Women Make Movies
- Abbreviation: WMM
- Formation: September 1969
- Type: Non-profit organization
- Location: New York City;
- Founders: Ariel Dougherty Sheila Page
- Executive Director: Debra Zimmerman
- Website: wmm.com

= Women Make Movies =

American non-profit feminist media arts organization

Women Make Movies is a non-profit feminist media arts organization based in New York City. Founded by Ariel Dougherty and Sheila Paige with Dolores Bargowski, WMM was first a feminist production collective that emerged from city-wide Women's Liberation meetings in September 1969. They produced four films by 1973. Dougherty and Paige incorporated the organization in March 1972 as a community based workshop to teach film to everyday women. A distribution service was also begun as an earned income program. In the mid-1970s a membership was created that screened and distributed members' work. In the early 1980s focus shifted to concentrate on distribution of independent films by and about women. WMM also provides production assistance to women filmmakers.

==Film catalog==
The organization distributes more than 500 films created by over 400 women filmmakers from nearly 30 countries. These films address such subjects as reproductive rights, AIDS, body image, economic development, racism, immigration, medical ethics, and global feminism. The collection includes films by key feminist filmmakers including Trinh T. Minh-ha, Julie Dash, Pratibha Parmar, Jane Campion, and Kim Longinotto.

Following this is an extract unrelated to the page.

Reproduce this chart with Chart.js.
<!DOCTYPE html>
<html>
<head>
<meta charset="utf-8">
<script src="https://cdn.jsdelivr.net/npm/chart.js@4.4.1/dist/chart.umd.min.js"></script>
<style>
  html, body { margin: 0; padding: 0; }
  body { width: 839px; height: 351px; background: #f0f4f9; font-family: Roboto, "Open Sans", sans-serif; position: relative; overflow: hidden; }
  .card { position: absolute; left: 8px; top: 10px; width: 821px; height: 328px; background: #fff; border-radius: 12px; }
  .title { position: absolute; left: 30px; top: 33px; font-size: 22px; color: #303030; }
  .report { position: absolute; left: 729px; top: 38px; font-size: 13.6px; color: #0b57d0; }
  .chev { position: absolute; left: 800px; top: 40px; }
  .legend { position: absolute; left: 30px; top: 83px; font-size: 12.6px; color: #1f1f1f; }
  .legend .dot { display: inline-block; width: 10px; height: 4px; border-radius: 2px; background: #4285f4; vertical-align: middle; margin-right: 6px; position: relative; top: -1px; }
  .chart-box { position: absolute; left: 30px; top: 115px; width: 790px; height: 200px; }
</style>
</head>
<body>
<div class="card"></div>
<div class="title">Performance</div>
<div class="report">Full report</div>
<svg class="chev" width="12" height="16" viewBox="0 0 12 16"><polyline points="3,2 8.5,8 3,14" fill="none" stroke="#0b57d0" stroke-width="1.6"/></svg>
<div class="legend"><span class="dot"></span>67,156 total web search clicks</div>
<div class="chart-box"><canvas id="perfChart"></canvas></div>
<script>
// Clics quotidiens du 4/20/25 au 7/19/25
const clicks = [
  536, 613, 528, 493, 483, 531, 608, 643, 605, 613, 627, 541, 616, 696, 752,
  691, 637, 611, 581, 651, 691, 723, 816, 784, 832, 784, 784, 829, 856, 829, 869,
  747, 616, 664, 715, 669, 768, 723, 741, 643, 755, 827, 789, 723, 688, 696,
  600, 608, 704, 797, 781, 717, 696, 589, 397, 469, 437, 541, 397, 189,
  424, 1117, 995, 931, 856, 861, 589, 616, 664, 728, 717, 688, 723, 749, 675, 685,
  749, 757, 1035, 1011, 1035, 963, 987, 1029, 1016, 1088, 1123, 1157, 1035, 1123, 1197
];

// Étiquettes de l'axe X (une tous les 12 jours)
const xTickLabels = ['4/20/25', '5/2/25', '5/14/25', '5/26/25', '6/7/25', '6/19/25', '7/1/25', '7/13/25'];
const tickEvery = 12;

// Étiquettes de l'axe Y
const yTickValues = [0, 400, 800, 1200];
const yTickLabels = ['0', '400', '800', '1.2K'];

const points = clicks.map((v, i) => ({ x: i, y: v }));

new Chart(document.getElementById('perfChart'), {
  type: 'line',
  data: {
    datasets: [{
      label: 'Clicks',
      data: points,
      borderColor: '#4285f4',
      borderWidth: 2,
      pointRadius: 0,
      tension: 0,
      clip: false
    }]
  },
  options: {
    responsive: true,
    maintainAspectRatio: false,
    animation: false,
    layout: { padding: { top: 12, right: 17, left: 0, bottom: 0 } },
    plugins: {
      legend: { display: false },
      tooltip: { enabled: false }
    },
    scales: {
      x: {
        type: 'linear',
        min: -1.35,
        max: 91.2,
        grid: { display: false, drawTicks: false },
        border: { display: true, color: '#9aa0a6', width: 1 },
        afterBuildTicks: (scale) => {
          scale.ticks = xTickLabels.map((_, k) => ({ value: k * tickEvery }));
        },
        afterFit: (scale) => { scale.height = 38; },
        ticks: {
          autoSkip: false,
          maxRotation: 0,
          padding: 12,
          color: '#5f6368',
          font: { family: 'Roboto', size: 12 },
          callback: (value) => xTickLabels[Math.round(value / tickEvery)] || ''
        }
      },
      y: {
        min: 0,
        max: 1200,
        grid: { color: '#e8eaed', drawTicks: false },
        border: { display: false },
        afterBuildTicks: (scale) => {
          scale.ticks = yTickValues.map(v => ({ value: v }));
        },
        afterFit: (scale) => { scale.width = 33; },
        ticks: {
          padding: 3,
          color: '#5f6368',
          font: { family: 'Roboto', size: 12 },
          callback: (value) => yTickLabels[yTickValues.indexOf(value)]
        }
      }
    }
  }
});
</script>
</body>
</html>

==Recognition and distribution==
Films distributed by WMM have appeared at film festivals worldwide, including the Sundance Film Festival, Cannes Film Festival, the International Documentary Film Festival Amsterdam (IDFA)., and the Athena Film Festival Its films have received media awards such as the Special Jury Prize at Sundance (The Greatest Silence: Rape in the Congo and Rough Aunties), the Academy Award (Love & Diane), the Emmy (Quick Brown Fox: An Alzheimer's Story), and the Peabody (Sisters in Law). In 2011, WMM received an award from the Athena Film Festival for their outstanding work distributing films by and about women.

WMM films have aired on cable networks and public television stations around the world, including HBO/Cinemax, PBS, Sundance Channel, and Rede Globo. Among the broadcast titles: Kim Longinotto's Hold Me Tight, Let Me Go and Gemma Cubero and Celeste Carrasco's Ella Es El Matador. The organization has worked closely with the Public Broadcasting System, Hunter College, the Museum of Modern Art, and many other NYC-based media arts organizations.

==Executive director==
In 1983, Debra Zimmerman became the executive director of WMM.

==Archive==
The Academy Film Archive houses the Women Make Movies Collection, which includes prints, videotape masters, and original film elements of dozens of features, documentaries, shorts, and informational films made by and about women.